_Brief_
All of the data should be output character for character, except the pictures.

_Available data_
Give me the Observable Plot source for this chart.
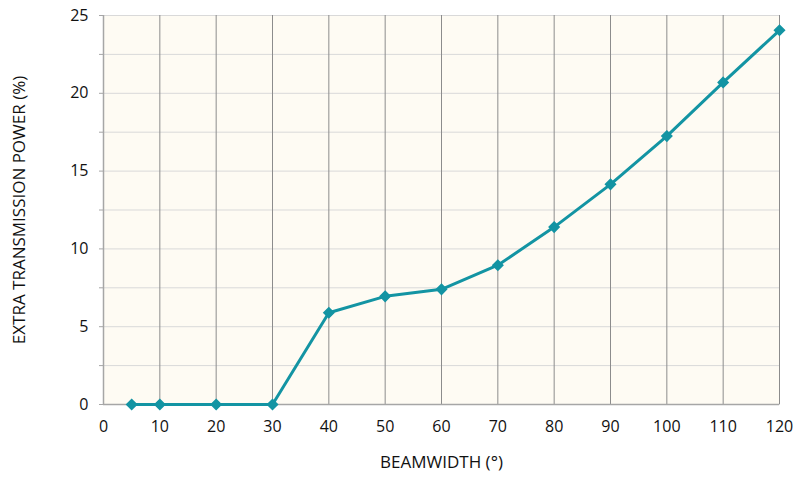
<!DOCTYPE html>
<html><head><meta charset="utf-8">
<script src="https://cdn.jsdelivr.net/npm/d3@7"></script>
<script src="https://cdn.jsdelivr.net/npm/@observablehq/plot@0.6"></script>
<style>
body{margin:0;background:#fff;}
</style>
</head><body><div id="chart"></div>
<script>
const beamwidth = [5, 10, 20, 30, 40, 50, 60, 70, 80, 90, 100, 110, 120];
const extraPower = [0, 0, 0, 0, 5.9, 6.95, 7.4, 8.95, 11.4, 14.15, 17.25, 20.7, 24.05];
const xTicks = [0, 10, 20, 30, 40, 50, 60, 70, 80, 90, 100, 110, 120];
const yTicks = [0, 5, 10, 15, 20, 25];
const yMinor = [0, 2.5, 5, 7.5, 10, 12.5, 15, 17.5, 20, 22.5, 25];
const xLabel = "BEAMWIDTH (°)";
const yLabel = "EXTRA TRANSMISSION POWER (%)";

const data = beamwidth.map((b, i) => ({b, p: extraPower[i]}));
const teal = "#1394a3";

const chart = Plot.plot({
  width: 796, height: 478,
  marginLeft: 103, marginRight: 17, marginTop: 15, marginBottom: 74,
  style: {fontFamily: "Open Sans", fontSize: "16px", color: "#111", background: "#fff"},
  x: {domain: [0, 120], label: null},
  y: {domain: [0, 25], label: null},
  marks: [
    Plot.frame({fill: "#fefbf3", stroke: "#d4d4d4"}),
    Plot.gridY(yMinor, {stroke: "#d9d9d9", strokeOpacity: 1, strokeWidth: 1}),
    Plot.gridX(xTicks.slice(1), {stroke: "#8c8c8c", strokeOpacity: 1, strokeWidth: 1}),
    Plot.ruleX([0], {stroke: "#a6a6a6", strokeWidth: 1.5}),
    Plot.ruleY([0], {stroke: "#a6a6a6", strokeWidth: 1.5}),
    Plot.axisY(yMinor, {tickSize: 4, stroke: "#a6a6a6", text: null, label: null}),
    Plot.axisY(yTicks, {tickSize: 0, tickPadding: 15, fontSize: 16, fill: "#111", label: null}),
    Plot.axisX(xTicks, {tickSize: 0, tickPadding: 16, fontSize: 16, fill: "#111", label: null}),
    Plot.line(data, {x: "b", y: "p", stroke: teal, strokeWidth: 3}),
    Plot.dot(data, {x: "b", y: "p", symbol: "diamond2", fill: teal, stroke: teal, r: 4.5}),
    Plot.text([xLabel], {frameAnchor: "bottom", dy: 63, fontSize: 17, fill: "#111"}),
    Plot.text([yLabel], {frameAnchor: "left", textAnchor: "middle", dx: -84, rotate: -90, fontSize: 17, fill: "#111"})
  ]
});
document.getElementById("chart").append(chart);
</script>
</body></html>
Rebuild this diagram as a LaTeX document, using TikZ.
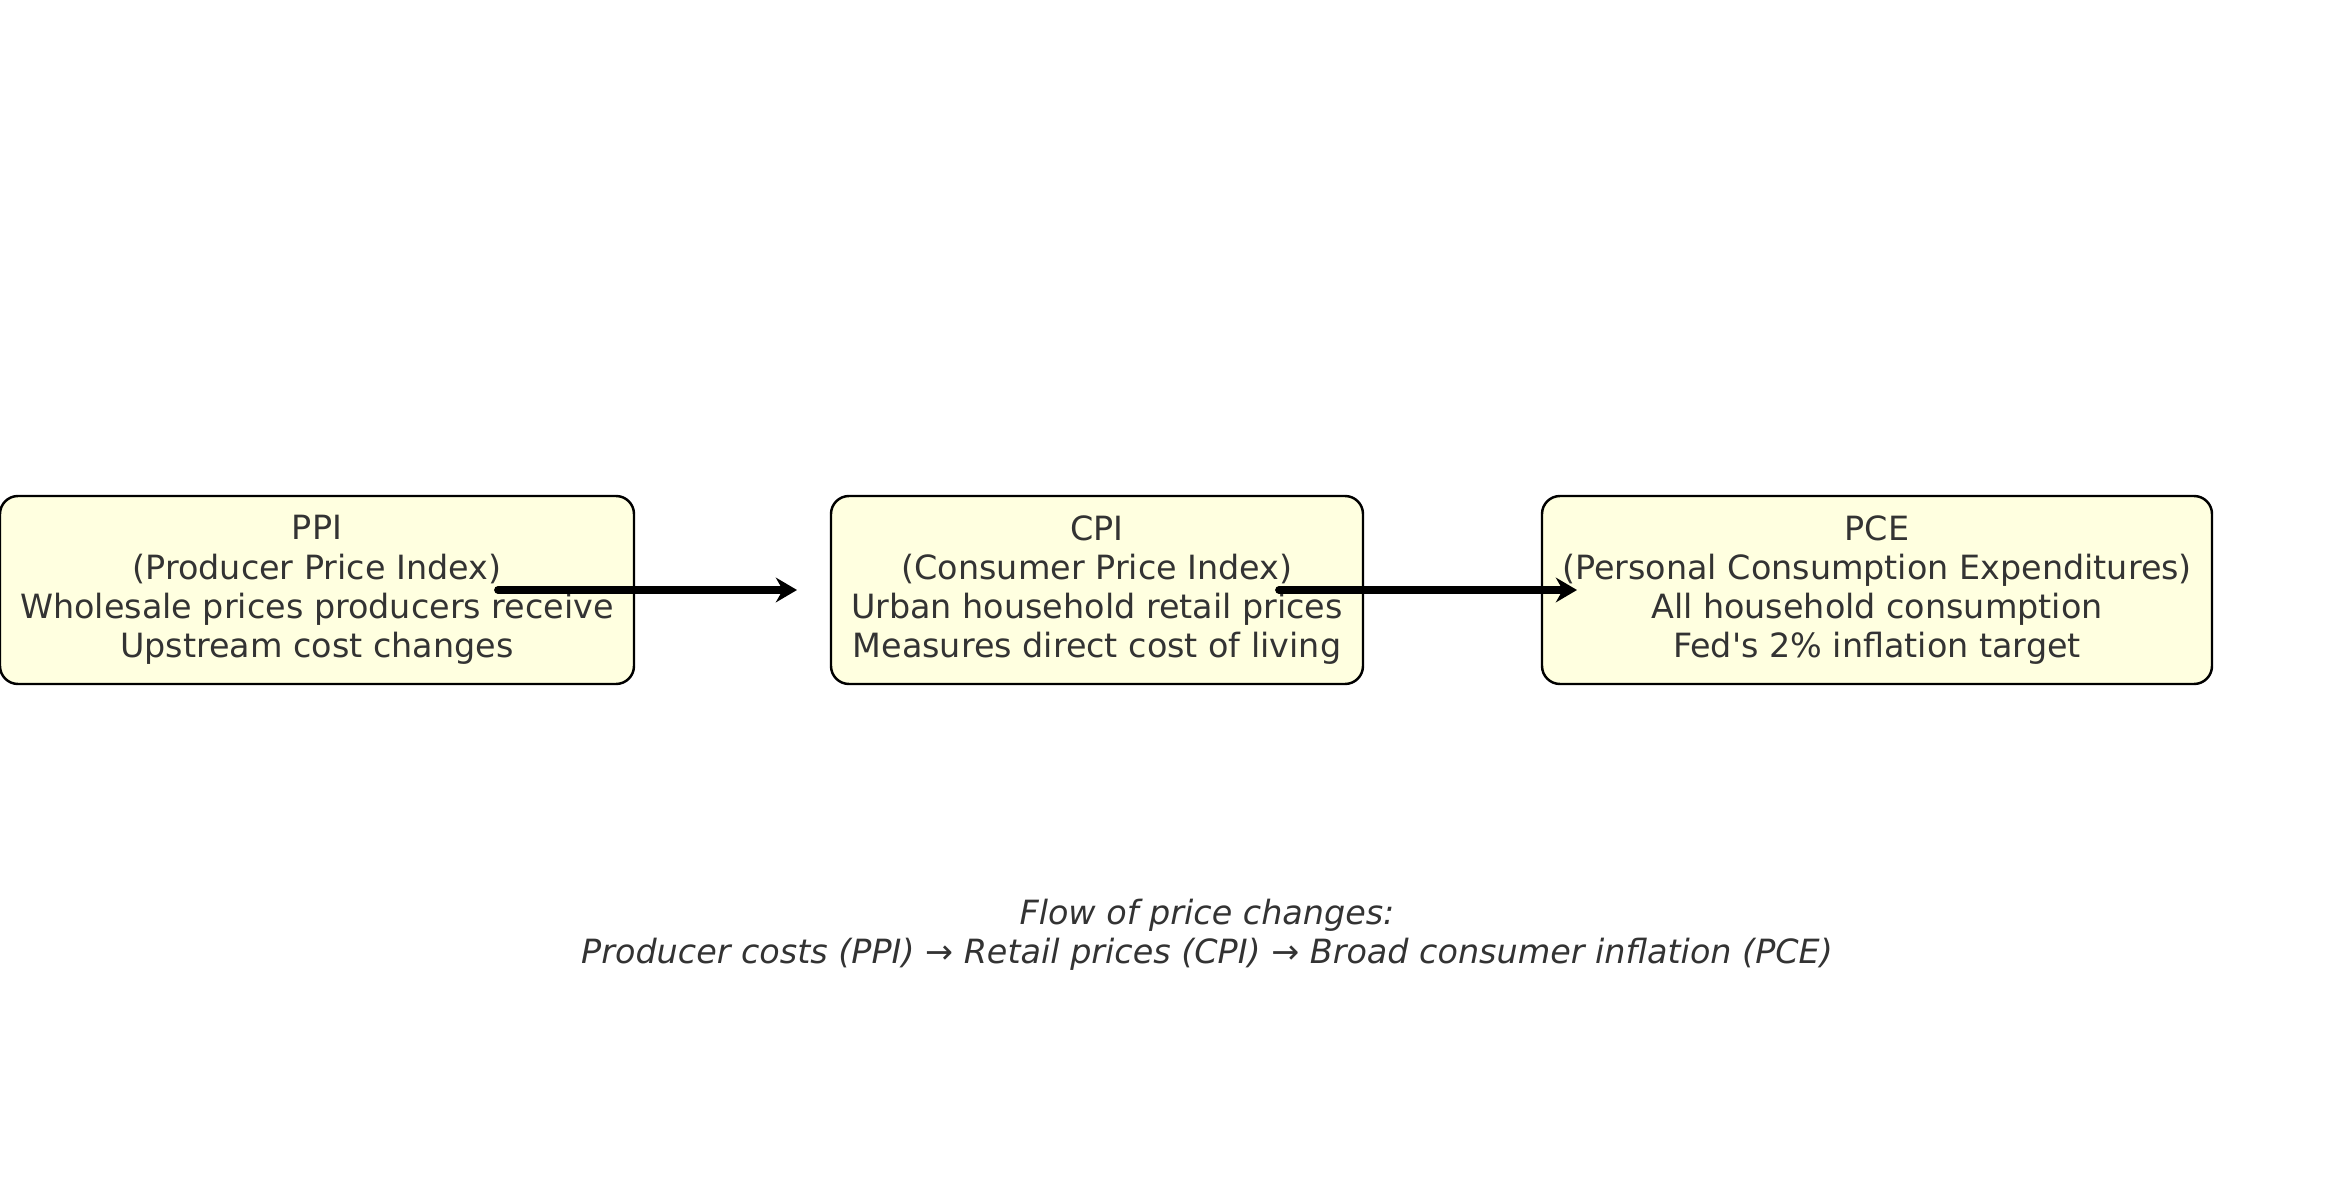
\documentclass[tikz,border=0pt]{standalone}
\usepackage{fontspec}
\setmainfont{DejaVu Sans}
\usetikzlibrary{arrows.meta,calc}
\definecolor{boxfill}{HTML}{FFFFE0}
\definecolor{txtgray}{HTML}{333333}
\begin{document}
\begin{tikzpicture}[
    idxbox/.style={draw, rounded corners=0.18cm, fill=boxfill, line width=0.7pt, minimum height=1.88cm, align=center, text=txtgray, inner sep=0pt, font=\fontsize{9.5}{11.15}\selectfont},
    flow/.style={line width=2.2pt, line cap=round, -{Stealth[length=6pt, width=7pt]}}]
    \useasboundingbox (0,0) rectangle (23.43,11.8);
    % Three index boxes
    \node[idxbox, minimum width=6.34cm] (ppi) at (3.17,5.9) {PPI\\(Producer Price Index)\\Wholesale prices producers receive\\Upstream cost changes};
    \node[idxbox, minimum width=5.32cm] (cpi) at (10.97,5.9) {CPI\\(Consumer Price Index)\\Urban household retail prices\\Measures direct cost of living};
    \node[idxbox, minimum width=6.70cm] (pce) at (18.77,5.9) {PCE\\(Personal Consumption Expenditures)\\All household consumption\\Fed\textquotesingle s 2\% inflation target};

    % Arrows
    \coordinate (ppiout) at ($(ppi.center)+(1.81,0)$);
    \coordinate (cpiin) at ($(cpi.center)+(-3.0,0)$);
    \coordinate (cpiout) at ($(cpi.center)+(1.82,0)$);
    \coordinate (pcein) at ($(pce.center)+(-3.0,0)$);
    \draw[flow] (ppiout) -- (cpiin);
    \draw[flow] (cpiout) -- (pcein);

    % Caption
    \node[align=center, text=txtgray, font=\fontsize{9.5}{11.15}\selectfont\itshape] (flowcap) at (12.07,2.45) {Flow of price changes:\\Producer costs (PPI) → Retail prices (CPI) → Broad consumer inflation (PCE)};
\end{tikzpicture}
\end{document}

_Task solution_
Give me the Observable Plot source for this chart.
<!DOCTYPE html>
<html><head><meta charset="utf-8">
<script src="https://cdn.jsdelivr.net/npm/d3@7"></script>
<script src="https://cdn.jsdelivr.net/npm/@observablehq/plot@0.6"></script>
<style>
body{margin:0;background:#fff;}
</style>
</head><body><div id="chart"></div>
<script>
const beamwidth = [5, 10, 20, 30, 40, 50, 60, 70, 80, 90, 100, 110, 120];
const extraPower = [0, 0, 0, 0, 5.9, 6.95, 7.4, 8.95, 11.4, 14.15, 17.25, 20.7, 24.05];
const xTicks = [0, 10, 20, 30, 40, 50, 60, 70, 80, 90, 100, 110, 120];
const yTicks = [0, 5, 10, 15, 20, 25];
const yMinor = [0, 2.5, 5, 7.5, 10, 12.5, 15, 17.5, 20, 22.5, 25];
const xLabel = "BEAMWIDTH (°)";
const yLabel = "EXTRA TRANSMISSION POWER (%)";

const data = beamwidth.map((b, i) => ({b, p: extraPower[i]}));
const teal = "#1394a3";

const chart = Plot.plot({
  width: 796, height: 478,
  marginLeft: 103, marginRight: 17, marginTop: 15, marginBottom: 74,
  style: {fontFamily: "Open Sans", fontSize: "16px", color: "#111", background: "#fff"},
  x: {domain: [0, 120], label: null},
  y: {domain: [0, 25], label: null},
  marks: [
    Plot.frame({fill: "#fefbf3", stroke: "#d4d4d4"}),
    Plot.gridY(yMinor, {stroke: "#d9d9d9", strokeOpacity: 1, strokeWidth: 1}),
    Plot.gridX(xTicks.slice(1), {stroke: "#8c8c8c", strokeOpacity: 1, strokeWidth: 1}),
    Plot.ruleX([0], {stroke: "#a6a6a6", strokeWidth: 1.5}),
    Plot.ruleY([0], {stroke: "#a6a6a6", strokeWidth: 1.5}),
    Plot.axisY(yMinor, {tickSize: 4, stroke: "#a6a6a6", text: null, label: null}),
    Plot.axisY(yTicks, {tickSize: 0, tickPadding: 15, fontSize: 16, fill: "#111", label: null}),
    Plot.axisX(xTicks, {tickSize: 0, tickPadding: 16, fontSize: 16, fill: "#111", label: null}),
    Plot.line(data, {x: "b", y: "p", stroke: teal, strokeWidth: 3}),
    Plot.dot(data, {x: "b", y: "p", symbol: "diamond2", fill: teal, stroke: teal, r: 4.5}),
    Plot.text([xLabel], {frameAnchor: "bottom", dy: 63, fontSize: 17, fill: "#111"}),
    Plot.text([yLabel], {frameAnchor: "left", textAnchor: "middle", dx: -84, rotate: -90, fontSize: 17, fill: "#111"})
  ]
});
document.getElementById("chart").append(chart);
</script>
</body></html>
Rebuild this diagram as a LaTeX document, using TikZ.
\documentclass[tikz,border=0pt]{standalone}
\usepackage{fontspec}
\setmainfont{DejaVu Sans}
\usetikzlibrary{arrows.meta,calc}
\definecolor{boxfill}{HTML}{FFFFE0}
\definecolor{txtgray}{HTML}{333333}
\begin{document}
\begin{tikzpicture}[
    idxbox/.style={draw, rounded corners=0.18cm, fill=boxfill, line width=0.7pt, minimum height=1.88cm, align=center, text=txtgray, inner sep=0pt, font=\fontsize{9.5}{11.15}\selectfont},
    flow/.style={line width=2.2pt, line cap=round, -{Stealth[length=6pt, width=7pt]}}]
    \useasboundingbox (0,0) rectangle (23.43,11.8);
    % Three index boxes
    \node[idxbox, minimum width=6.34cm] (ppi) at (3.17,5.9) {PPI\\(Producer Price Index)\\Wholesale prices producers receive\\Upstream cost changes};
    \node[idxbox, minimum width=5.32cm] (cpi) at (10.97,5.9) {CPI\\(Consumer Price Index)\\Urban household retail prices\\Measures direct cost of living};
    \node[idxbox, minimum width=6.70cm] (pce) at (18.77,5.9) {PCE\\(Personal Consumption Expenditures)\\All household consumption\\Fed\textquotesingle s 2\% inflation target};

    % Arrows
    \coordinate (ppiout) at ($(ppi.center)+(1.81,0)$);
    \coordinate (cpiin) at ($(cpi.center)+(-3.0,0)$);
    \coordinate (cpiout) at ($(cpi.center)+(1.82,0)$);
    \coordinate (pcein) at ($(pce.center)+(-3.0,0)$);
    \draw[flow] (ppiout) -- (cpiin);
    \draw[flow] (cpiout) -- (pcein);

    % Caption
    \node[align=center, text=txtgray, font=\fontsize{9.5}{11.15}\selectfont\itshape] (flowcap) at (12.07,2.45) {Flow of price changes:\\Producer costs (PPI) → Retail prices (CPI) → Broad consumer inflation (PCE)};
\end{tikzpicture}
\end{document}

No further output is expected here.